Do you have even a basic statistical analysis of your past queries? Do
you have any guesses as to what types of queries might be made in the
future? Do you even have a concrete written definition of the
functional requirements of this information system at the business level?
(Not that _I_ really want to know the exact DB schema or even the types
of queries your users do or what your buisness requirements are --
however it's impossible for anyone, least of all yourself, to even begin
to understand your problem without knowing exactly _how_ you expect to
access the data and _why_. A relational database and SQL are not things
you can just throw at any problem and expect them to be able to meet
arbitrary future needs.)
> Storing the message bodies (along with the headers and SMTP DSN
> codes) long term in an SQL database has been the only efficient means of
> working with the data.
I would beg to differ with that claim -- very strongly. :-)
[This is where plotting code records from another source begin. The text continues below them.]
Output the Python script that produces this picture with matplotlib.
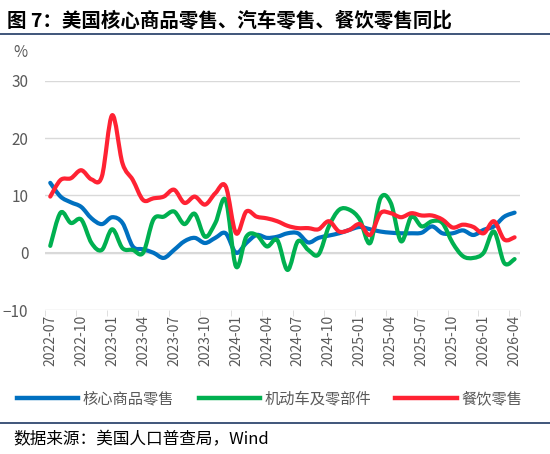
import matplotlib
matplotlib.use("Agg")
import matplotlib.pyplot as plt
from matplotlib.path import Path
from matplotlib.patches import PathPatch
from matplotlib.lines import Line2D
import numpy as np

plt.rcParams["font.family"] = ["Noto Sans CJK SC", "DejaVu Sans"]

MONTHS = [f"{2022 + (6 + i) // 12}-{(6 + i) % 12 + 1:02d}" for i in range(46)]

core_goods = [12.2, 9.8, 8.8, 8.0, 6.0, 5.0, 6.2, 5.2, 1.1, 0.6, 0.0, -0.9,
              0.5, 2.0, 2.6, 1.7, 2.6, 3.4, 0.0, 1.7, 3.1, 2.6, 2.8, 3.4,
              3.4, 1.8, 2.6, 3.0, 3.4, 4.0, 4.5, 4.1, 3.7, 3.5, 3.4, 3.4,
              3.5, 4.6, 3.4, 3.4, 3.9, 3.1, 4.0, 4.6, 6.3, 7.0]
autos = [1.2, 7.0, 5.2, 5.8, 1.7, 0.5, 4.1, 0.8, 0.5, 0.0, 5.8, 6.3,
         7.2, 5.0, 6.8, 2.8, 5.2, 9.2, -2.4, 2.8, 3.1, 1.1, 2.2, -3.0,
         2.0, 0.5, -0.3, 4.6, 7.5, 7.5, 5.8, 1.7, 9.5, 8.7, 2.0, 6.3,
         4.6, 5.5, 5.2, 1.7, -0.6, -0.9, 0.0, 3.7, -1.8, -1.1]
restaurants = [9.8, 12.7, 13.0, 14.4, 12.8, 13.3, 24.0, 15.6, 12.7, 9.2, 9.5, 9.8,
               11.0, 8.7, 9.8, 8.4, 10.4, 11.6, 3.4, 7.2, 6.3, 6.0, 5.5, 4.7,
               4.3, 4.3, 4.1, 5.5, 3.7, 4.0, 5.0, 3.1, 6.9, 6.9, 6.2, 6.9,
               6.5, 6.5, 5.8, 4.4, 4.9, 4.5, 3.4, 5.5, 2.3, 2.7]

SERIES = [("核心商品零售", core_goods, "#0070c0"),
          ("机动车及零部件", autos, "#00b050"),
          ("餐饮零售", restaurants, "#ff2233")]

NAVY = "#1f3864"


def smooth_path(ys):
    # Catmull-Rom through the points, drawn as cubic Bezier segments
    p = np.column_stack([np.arange(len(ys)), ys]).astype(float)
    verts, codes = [p[0]], [Path.MOVETO]
    for i in range(len(p) - 1):
        p0 = p[max(i - 1, 0)]
        p1, p2 = p[i], p[i + 1]
        p3 = p[min(i + 2, len(p) - 1)]
        verts += [p1 + (p2 - p0) / 6, p2 - (p3 - p1) / 6, p2]
        codes += [Path.CURVE4] * 3
    return Path(verts, codes)


fig = plt.figure(figsize=(5.5, 4.54), dpi=100)
ax = fig.add_axes([0.082, 0.317, 0.863, 0.505])

for label, ys, color in SERIES:
    ax.add_patch(PathPatch(smooth_path(ys), facecolor="none", edgecolor=color,
                           lw=3.0, capstyle="round", joinstyle="round", zorder=3))

ax.set_xlim(-0.5, len(MONTHS) - 0.5)
ax.set_ylim(-10, 30)
ax.set_yticks([-10, 0, 10, 20, 30])
ax.grid(axis="y", color="#d9d9d9", lw=1)
ax.set_axisbelow(True)
ticks = list(range(0, len(MONTHS), 3))
ax.set_xticks(ticks)
ax.set_xticklabels([MONTHS[i] for i in ticks], rotation=90, fontsize=10, color="#595959")
ax.tick_params(axis="y", length=0, labelsize=11, labelcolor="#595959", pad=12)
for s in ("top", "right", "left", "bottom"):
    ax.spines[s].set_visible(False)
ax.axhline(0, color="#d9d9d9", lw=1.5, zorder=1)
ax.set_xticks([t - 0.5 for t in ticks] + [len(MONTHS) - 0.5], minor=True)
ax.tick_params(axis="x", which="major", length=0)
ax.tick_params(axis="x", which="minor", length=4, color="#d9d9d9")

fig.text(0.025, 0.875, "%", fontsize=11, color="#595959")
fig.text(0.012, 0.955, "图 7：美国核心商品零售、汽车零售、餐饮零售同比",
         fontsize=14, fontweight="bold", va="center")
fig.add_artist(Line2D([0, 1], [0.925, 0.925], color=NAVY, lw=1.2))
fig.add_artist(Line2D([0, 1], [0.068, 0.068], color=NAVY, lw=1.2))
fig.text(0.025, 0.032, "数据来源：美国人口普查局，Wind", fontsize=12, va="center")

handles = [Line2D([], [], color=c, lw=3.2) for _, _, c in SERIES]
fig.legend(handles, [s[0] for s in SERIES], loc="center", bbox_to_anchor=(0.49, 0.122),
           ncol=3, frameon=False, fontsize=11, handlelength=4.0, handletextpad=0.3,
           columnspacing=1.6, labelcolor="#595959")

fig.savefig("out.png", facecolor="white")
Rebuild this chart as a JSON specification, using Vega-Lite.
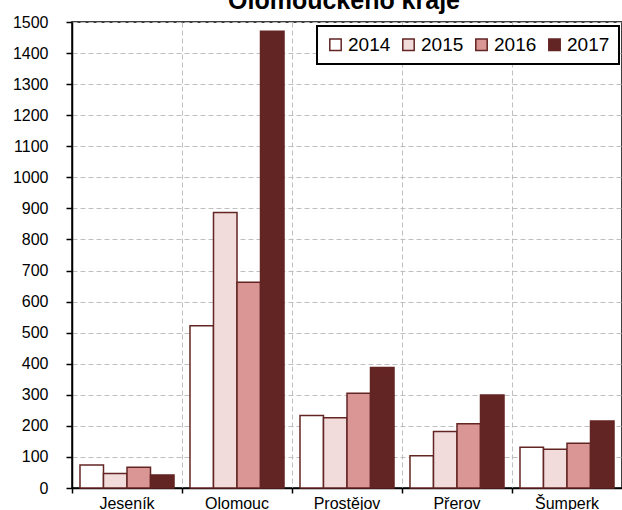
{
  "$schema": "https://vega.github.io/schema/vega-lite/v6.json",
  "width": 550,
  "height": 466,
  "autosize": {"type": "none"},
  "padding": {"left": 72, "top": 22, "right": 0, "bottom": 22},
  "background": "white",
  "title": {
    "text": "Olomouckého kraje",
    "font": "Liberation Sans",
    "fontSize": 25,
    "fontWeight": "bold",
    "color": "black",
    "anchor": "middle",
    "frame": "group",
    "dx": -3,
    "dy": 28,
    "baseline": "alphabetic",
    "offset": 8
  },
  "data": {
    "values": [
      {"okres": "Jeseník", "rok": "2014", "pocet": 74},
      {"okres": "Jeseník", "rok": "2015", "pocet": 47},
      {"okres": "Jeseník", "rok": "2016", "pocet": 67},
      {"okres": "Jeseník", "rok": "2017", "pocet": 42},
      {"okres": "Olomouc", "rok": "2014", "pocet": 522},
      {"okres": "Olomouc", "rok": "2015", "pocet": 887},
      {"okres": "Olomouc", "rok": "2016", "pocet": 662},
      {"okres": "Olomouc", "rok": "2017", "pocet": 1470},
      {"okres": "Prostějov", "rok": "2014", "pocet": 233},
      {"okres": "Prostějov", "rok": "2015", "pocet": 226},
      {"okres": "Prostějov", "rok": "2016", "pocet": 305},
      {"okres": "Prostějov", "rok": "2017", "pocet": 388},
      {"okres": "Přerov", "rok": "2014", "pocet": 104},
      {"okres": "Přerov", "rok": "2015", "pocet": 182},
      {"okres": "Přerov", "rok": "2016", "pocet": 207},
      {"okres": "Přerov", "rok": "2017", "pocet": 299},
      {"okres": "Šumperk", "rok": "2014", "pocet": 131},
      {"okres": "Šumperk", "rok": "2015", "pocet": 125},
      {"okres": "Šumperk", "rok": "2016", "pocet": 144},
      {"okres": "Šumperk", "rok": "2017", "pocet": 216}
    ]
  },
  "mark": {"type": "bar", "stroke": "#632523", "strokeWidth": 1.5},
  "encoding": {
    "x": {
      "field": "okres",
      "type": "nominal",
      "sort": null,
      "scale": {"paddingInner": 0, "paddingOuter": 0},
      "axis": {
        "title": null,
        "labelAngle": 0,
        "bandPosition": 0,
        "domainColor": "black",
        "domainWidth": 1.5,
        "tickColor": "black",
        "tickWidth": 1.5,
        "tickSize": 5,
        "labelFont": "Liberation Sans",
        "labelFontSize": 16,
        "labelColor": "black",
        "labelPadding": 2,
        "grid": true,
        "gridColor": "#BFBFBF",
        "gridDash": [5, 3],
        "gridWidth": 1
      }
    },
    "xOffset": {
      "field": "rok",
      "type": "nominal",
      "scale": {"paddingInner": 0, "paddingOuter": 0.34}
    },
    "y": {
      "field": "pocet",
      "type": "quantitative",
      "scale": {"domain": [0, 1500], "nice": false},
      "axis": {
        "title": null,
        "format": "d",
        "values": [0,100,200,300,400,500,600,700,800,900,1000,1100,1200,1300,1400,1500],
        "domainColor": "black",
        "domainWidth": 1.5,
        "tickColor": "black",
        "tickWidth": 1.5,
        "tickSize": 6,
        "labelFont": "Liberation Sans",
        "labelFontSize": 16,
        "labelColor": "black",
        "labelPadding": 18,
        "grid": true,
        "gridColor": "#BFBFBF",
        "gridDash": [5, 3],
        "gridWidth": 1
      }
    },
    "fill": {
      "field": "rok",
      "type": "nominal",
      "scale": {
        "domain": ["2014", "2015", "2016", "2017"],
        "range": ["#FFFFFF", "#F2DCDB", "#D99694", "#632523"]
      },
      "legend": {
        "title": null,
        "orient": "none",
        "legendX": 245,
        "legendY": 4,
        "direction": "horizontal",
        "symbolType": "square",
        "symbolSize": 130,
        "symbolStrokeColor": "#632523",
        "symbolStrokeWidth": 1.5,
        "symbolOpacity": 1,
        "labelFont": "Liberation Sans",
        "labelFontSize": 19,
        "labelColor": "black",
        "labelOffset": 3,
        "columnPadding": 8,
        "padding": 9,
        "strokeColor": "black",
        "fillColor": "white",
        "encode": {"legend": {"update": {"strokeWidth": {"value": 2}}}}
      }
    }
  },
  "config": {
    "view": {"stroke": "black", "strokeWidth": 1.5}
  }
}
I suspect your perspective has been dratically limited by your putting
tool choices first instead of dead last where they belong.
> My developers are all Microsoft centric, they use Microsoft machines to do
> the data mining and report building. So ultimately they have to "plug" into
> a unix-like environment from their Microsoft infected PC, fish through just
> under a million messages based on somewhat advanced criteria, and produce
> some results.
Like I always say: Use the right tool for the job, not the tool at hand!
You can't choose appropriate tools if you don't understand your problems.
> * Send 25,000 email messages per night as a single campaign.
> * Each night represents a different campaign.
Storing your outbound mail in raw form in this scenario would be
horrendously inefficient. You only need to store a single copy of the
form letter and have an address list which can have pointers to each
form letter (assuming there's some non-empty union of the sets of
addresses used for each mailing campaign). There are probably millions
of ways to do this, and using any relational database is only going to
be worthwhile if the majority of your queries are of the form "which
form letters were sent to this specific address".
You say nothing of your inbound mail though.
> * Form an intelligent search, sifting through millions of messages based on
> criteria.
What criteria?
> * Do the searching from a Microsoft PC, though the data is stored initially
> in a *nix environment.
Use the right tool for the job! :-)
(obviously there are still zillions of client/server kinds of protocols
which might be appropriate for your scenario and many of them will
indeed allow the results to end up in the Micro$oft PC environment)
> I'm not asking for the full set of instructions, just a nudge in the right
> direction. I'm a reasonably intelligent and resourceful person - but I seem
> to be getting on to the wrong track.
Well I'm not sure I can even point you in the "right" direction, but I
am trying to help you figure out what kinds of questions you should
really be asking yourself first. My first reply was intended to knock
at least one wall off the box you'd built around yourself w.r.t. what
you thought you were looking for. It seems though that "we" have only
managed to poke a small window into/out-of that box.
--
Greg A. Woods
+1 416 218-0098 VE3TCP RoboHack <woods@???>
Planix, Inc. <woods@???> Secrets of the Weird <woods@???>